Children are more tech savvy than ever and even very young children are confident using mobile phones or tablets. Even with parental controls in place, it’s natural to worry about what your kids might accidentally be exposed to when they’re using your devices. There are some easy ways to make phones safer for kids of all ages, without making them feel spied on.
Choose The Right Time To Give Them Their Own Devices
Try not to be swayed by pleas for their own phone if you don’t think your child is ready. Young children can watch approved videos on your devices and certainly don’t need a phone of their own. For older children, use the promise of a phone to encourage them to show responsibility. You have to feel confident that your child is mature enough to use a phone in a responsible manner before you allow them your own. If you do decide the time is right, you can restrict usage at first until they prove they will use it properly. Ban the phone from going to school, and keep phones out of bedrooms at night.
Monitor Phone Usage
A child phone tracker app might feel intrusive, but used for the right reasons, it can be a great tool to keep your child safe. Use the apps to track locations in case of missed curfews, monitor app usage to ensure Facebook isn’t being used when they should be doing homework, and even check their messages and photos from your own phone if you’re worried about bullying.
Set Ground Rules
Ground rules for using the phone or tablet will help to make sure the phone isn’t cutting into schoolwork or other responsibilities. Which rules you set are up to you. Set hours for when phones can be used or ban phones at the dinner table. Only allow certain apps or social media channels. Make sure your kids understand about privacy and location services and how improper use could put them in danger. Speak to your children about what they should do if they receive abusive messages or inappropriate images.
Ask your children what they think the rules should be, so they are involved in the process and understand that the rules are for safety and not for restriction. If you’re setting rules like no phones at the dinner table or in bedrooms at night, make sure you abide by those rules yourself to set a good example.
Keep Talking To Them
Don’t assume that once you’ve bought them the phone, that’s it. Keep conversation about the phone open and be ready to change the rules or take the phone away if things aren’t working. Over the first few weeks of phone ownership, have regular chats with your child about what they used the phone for that day and how they feel about any social media they use. For older children, open chats about the sometimes conflicted messages from social media can help them be less likely to be upset by heavily filtered images or messages about diets and body image.
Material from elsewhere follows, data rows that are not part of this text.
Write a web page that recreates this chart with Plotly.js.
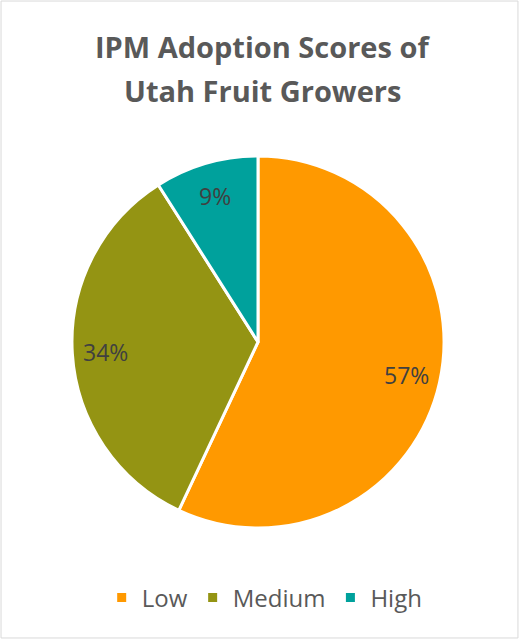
<!DOCTYPE html>
<html><head><meta charset="utf-8">
<script src="https://cdn.plot.ly/plotly-3.0.1.min.js"></script>
<style>html,body{margin:0;padding:0;background:#fff;}#chart{width:519px;height:639px;}</style>
</head><body><div id="chart"></div>
<script>
const categories = ["Low", "Medium", "High"];
const values = [57, 34, 9];
const colors = ["#FF9900", "#949413", "#00A19C"];
const titleLines = ["IPM Adoption Scores of", "Utah Fruit Growers"];

const W = 519, H = 639;
const dom = {x: [0.1387, 0.8555], y: [0.1737, 0.7559]};

const trace = {
  type: "pie",
  labels: categories,
  values: values,
  sort: false,
  direction: "clockwise",
  rotation: 0,
  marker: {colors: colors, line: {color: "#FFFFFF", width: 3}},
  textinfo: "none",
  hoverinfo: "none",
  domain: dom
};

// data labels placed at each slice's mid-angle (derived from the values)
const total = values.reduce((a, b) => a + b, 0);
const cx = (dom.x[0] + dom.x[1]) / 2, cy = (dom.y[0] + dom.y[1]) / 2;
const rPx = Math.min((dom.x[1] - dom.x[0]) * W, (dom.y[1] - dom.y[0]) * H) / 2;
const frac = 0.82;
let cum = 0;
const labelAnns = values.map(v => {
  const mid = (cum + v / 2) / total * 2 * Math.PI;
  cum += v;
  return {
    text: Math.round(v / total * 100) + "%", showarrow: false, xref: "paper", yref: "paper",
    x: cx + frac * rPx * Math.sin(mid) / W, y: cy + frac * rPx * Math.cos(mid) / H,
    xanchor: "center", yanchor: "middle",
    font: {family: "Open Sans, sans-serif", size: 23, color: "#404040"}
  };
});

const titleAnns = titleLines.map((t, i) => ({
  text: "<b>" + t + "</b>", showarrow: false, xref: "paper", yref: "paper",
  x: 0.505, xanchor: "center", y: i === 0 ? 1 - 47 / H : 1 - 90 / H, yanchor: "middle",
  font: {family: "Open Sans, sans-serif", size: 29, color: "#595959"}
}));

const layout = {
  width: W, height: H,
  margin: {l: 0, r: 0, t: 0, b: 0},
  paper_bgcolor: "#FFFFFF",
  annotations: titleAnns.concat(labelAnns),
  showlegend: true,
  legend: {
    orientation: "h", x: 0.51, xanchor: "center", y: 1 - 598 / H, yanchor: "middle",
    font: {family: "Open Sans, sans-serif", size: 24, color: "#595959"},
    itemwidth: 30, traceorder: "normal"
  },
  shapes: [{type: "rect", xref: "paper", yref: "paper", x0: 0.002, x1: 0.998, y0: 0.0016, y1: 0.9984,
            line: {color: "#D9D9D9", width: 1}}]
};

Plotly.newPlot("chart", [trace], layout, {displayModeBar: false, staticPlot: true});
</script></body></html>
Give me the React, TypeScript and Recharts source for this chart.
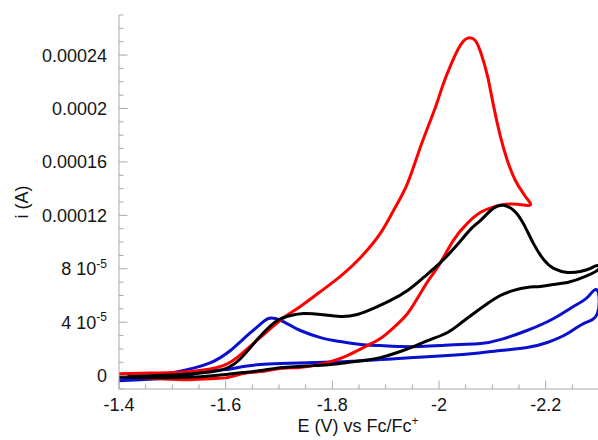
import React from 'react'
import { LineChart, Line, XAxis, YAxis } from 'recharts'

// potentials in V vs Fc/Fc+, currents in µA
const redE = [
  -1.4, -1.459, -1.515, -1.562, -1.6, -1.628, -1.656, -1.684, -1.712, -1.74, -1.778, -1.815, -1.853,
  -1.89, -1.915, -1.941, -1.965, -1.99, -2.008, -2.022, -2.035, -2.046, -2.055, -2.067,
  -2.078, -2.091, -2.102, -2.115, -2.128, -2.143, -2.158, -2.166, -2.172,
  -2.162, -2.147, -2.125, -2.1, -2.078, -2.053, -2.027, -2.003, -1.984, -1.965, -1.941, -1.915,
  -1.89, -1.858, -1.828, -1.797, -1.765, -1.735, -1.703, -1.665, -1.633, -1.603, -1.572, -1.528,
  -1.478, -1.44, -1.4,
]
const redI = [
  1.5, 1.9, 2.6, 4.5, 8.3, 15.8, 25.5, 35.3, 44.3, 51.8, 63, 74.3, 88.5,
  106.5, 123.8, 144, 171, 197.3, 218.3, 232.5, 243.8, 250.5, 252.8, 251.3,
  242.3, 224.3, 202.5, 179.3, 161.3, 146.3, 136.5, 132, 128.3,
  127.5, 128.3, 128.3, 126, 122.3, 114, 101.3, 84.8, 73.5, 61.5, 46.5, 36,
  27.8, 21, 15, 10.5, 7.5, 6, 5.3, 3, 1.5, -1.5, -2.3, -3,
  -2.3, -1.5, 0,
]

const blackE = [
  -1.4, -1.459, -1.515, -1.562, -1.6, -1.628, -1.656, -1.675, -1.697, -1.722, -1.746, -1.778, -1.815,
  -1.847, -1.877, -1.909, -1.941, -1.971, -2.003, -2.035, -2.059, -2.078, -2.102, -2.121, -2.14,
  -2.158, -2.177, -2.196, -2.215, -2.241, -2.265, -2.284, -2.297,
  -2.297, -2.265, -2.241, -2.215, -2.19, -2.165, -2.14, -2.115, -2.091, -2.065, -2.04, -2.016,
  -1.984, -1.952, -1.922, -1.89, -1.858, -1.828, -1.797, -1.765, -1.735, -1.703, -1.665, -1.633,
  -1.6, -1.553, -1.497, -1.44, -1.4,
]
const blackI = [
  -0.8, 0, 0.8, 2.3, 5.3, 12.8, 25.5, 33.8, 41.3, 45, 46.5, 45.8, 44.3,
  45.8, 50.3, 56.3, 63.8, 73.5, 84.8, 98.3, 109.5, 116.3, 125.3, 127.5, 123.8,
  114, 99, 87, 80.3, 77.3, 78, 80.3, 82.5,
  78.8, 72.8, 69.8, 68.3, 66.8, 66, 63.8, 60, 54, 46.5, 39, 32.3,
  27, 21.8, 17.3, 13.5, 11.3, 9.8, 8.3, 7.5, 6.8, 6, 3.8, 2.3,
  0.8, -0.8, -1.5, -1.5, -0.8,
]

const blueE = [
  -1.4, -1.459, -1.51, -1.543, -1.572, -1.59, -1.609, -1.628, -1.647, -1.662, -1.671, -1.68, -1.693,
  -1.708, -1.722, -1.74, -1.778, -1.815, -1.853, -1.89, -1.928, -1.965, -2.003, -2.04, -2.078,
  -2.115, -2.165, -2.215, -2.252, -2.278, -2.297,
  -2.297, -2.271, -2.241, -2.203, -2.165, -2.115, -2.065, -2.016, -1.952, -1.89, -1.828, -1.765,
  -1.703, -1.665, -1.633, -1.6, -1.572, -1.534, -1.497, -1.44, -1.4,
]
const blueI = [
  -3, -0.8, 3, 6, 9.8, 13.5, 18.8, 25.5, 32.3, 37.5, 40.5, 42.8, 42.8,
  40.5, 37.5, 33.8, 28.5, 25.5, 23.3, 22.5, 21.8, 21.8, 22.5, 23.3, 24,
  27, 33.8, 42.8, 51.8, 58.5, 63.8,
  46.5, 39, 31.5, 24.8, 21, 18.8, 16.5, 15, 13.5, 12, 10.5, 9.8,
  9, 8.3, 6.8, 4.5, 3.8, 0.8, -1.5, -3, -3.8,
]

// y tick labels, keyed by µA value
const yLabels: Record<number, [string, string?]> = {
  0: ['0'],
  40: ['4 10', '-5'],
  80: ['8 10', '-5'],
  120: ['0.00012'],
  160: ['0.00016'],
  200: ['0.0002'],
  240: ['0.00024'],
}

const xTicks: number[] = []
for (let k = 0; k <= 18; k++) xTicks.push(Number((-1.4 - k * 0.05).toFixed(2)))
const yTicks: number[] = []
for (let v = -10; v <= 270; v += 10) yTicks.push(v)

const FONT = '"Liberation Sans", Arial, sans-serif'
const AXIS = '#a9a9a9'
const TEXT = '#141414'

const toPoints = (E: number[], I: number[]) => E.map((e, k) => ({ E: e, i: I[k] }))
const red = toPoints(redE, redI)
const black = toPoints(blackE, blackI)
const blue = toPoints(blueE, blueI)

const XTick = (props: any) => {
  const { x, y, payload } = props
  const v = payload.value as number
  const major = Math.abs(Math.round(v * 100)) % 20 === 0
  return (
    <g>
      <line x1={x} x2={x} y1={y} y2={y - (major ? 8.5 : 4.5)} stroke={AXIS} />
      {major && (
        <text x={x} y={y + 22} textAnchor="middle" fontSize={18} fontFamily={FONT} fill={TEXT}>
          {String(Number(v.toFixed(2)))}
        </text>
      )}
    </g>
  )
}

const YTick = (props: any) => {
  const { x, y, payload } = props
  const v = payload.value as number
  const lab = yLabels[v]
  return (
    <g>
      <line x1={x} x2={x + (lab ? 8.5 : 4.5)} y1={y} y2={y} stroke={AXIS} />
      {lab && (
        <text x={x - 12} y={y + 6.5} textAnchor="end" fontSize={18} fontFamily={FONT} fill={TEXT}>
          {lab[0]}
          {lab[1] && (
            <tspan dy={-7.5} fontSize={12}>
              {lab[1]}
            </tspan>
          )}
        </text>
      )}
    </g>
  )
}

export default function App() {
  return (
    <div style={{ position: 'absolute', left: 0, top: 0, width: 598, height: 440, overflow: 'hidden', background: '#fff' }}>
      <LineChart width={600} height={440} margin={{ top: 15, right: 1, bottom: 0, left: 0 }}>
        <XAxis
          type="number"
          dataKey="E"
          domain={[-2.3, -1.4]}
          reversed
          ticks={xTicks}
          interval={0}
          tickSize={0}
          tickMargin={0}
          tickLine={false}
          tick={XTick}
          axisLine={{ stroke: AXIS }}
          height={51}
        />
        <YAxis
          type="number"
          dataKey="i"
          domain={[-10, 270]}
          ticks={yTicks}
          interval={0}
          tickSize={0}
          tickMargin={0}
          tickLine={false}
          tick={YTick}
          axisLine={{ stroke: AXIS }}
          width={119}
        />
        <Line data={blue} dataKey="i" type="natural" stroke="#0a10cc" strokeWidth={3} dot={false} isAnimationActive={false} />
        <Line data={red} dataKey="i" type="natural" stroke="#ff0000" strokeWidth={3} dot={false} isAnimationActive={false} />
        <Line data={black} dataKey="i" type="natural" stroke="#000000" strokeWidth={3} dot={false} isAnimationActive={false} />
      </LineChart>
      <svg width={598} height={440} style={{ position: 'absolute', left: 0, top: 0, pointerEvents: 'none' }}>
        <text x={358} y={432} textAnchor="middle" fontSize={18} fontFamily={FONT} fill={TEXT}>
          E (V) vs Fc/Fc
          <tspan dy={-7.5} fontSize={12}>+</tspan>
        </text>
        <text
          x={28}
          y={202}
          textAnchor="middle"
          fontSize={18}
          fontFamily={FONT}
          fill={TEXT}
          transform="rotate(-90, 28, 202)"
        >
          i (A)
        </text>
      </svg>
    </div>
  )
}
Discussing what’s going on with the phone may also help your teen be more open about other issues they’re thinking about. A chat about a mean message sent by a schoolmate could open up a conversation about any worries about friends or bullying, for example. Keep conversation open and non-judgemental. These chats aren’t to check they’re behaving, but to check they’re happy.
Use items in the news relating to social media or mobile phones to chat to your kids about being careful without making them feel pressured or quizzed. You can iron out any misunderstandings about safe phone use without an argument.
Block Adult Content
One of the major worries many parents have about giving their child a phone is that they will be able to access, accidentally or otherwise, adult content. Most mobile phone companies automatically block adult content when the phone is using data. Check whether the default with your company is for adult content to be on or not, and change it if you need to.
For phone use at home, check with your Broadband company what content filters you can put in place. When the kids are home and the phones are connected to your WiFi, you can block all adult content from accessed. Many companies now also offer the option to pause the WiFi, so you can shut it off for the kids at times when you aren’t there to keep an eye on things.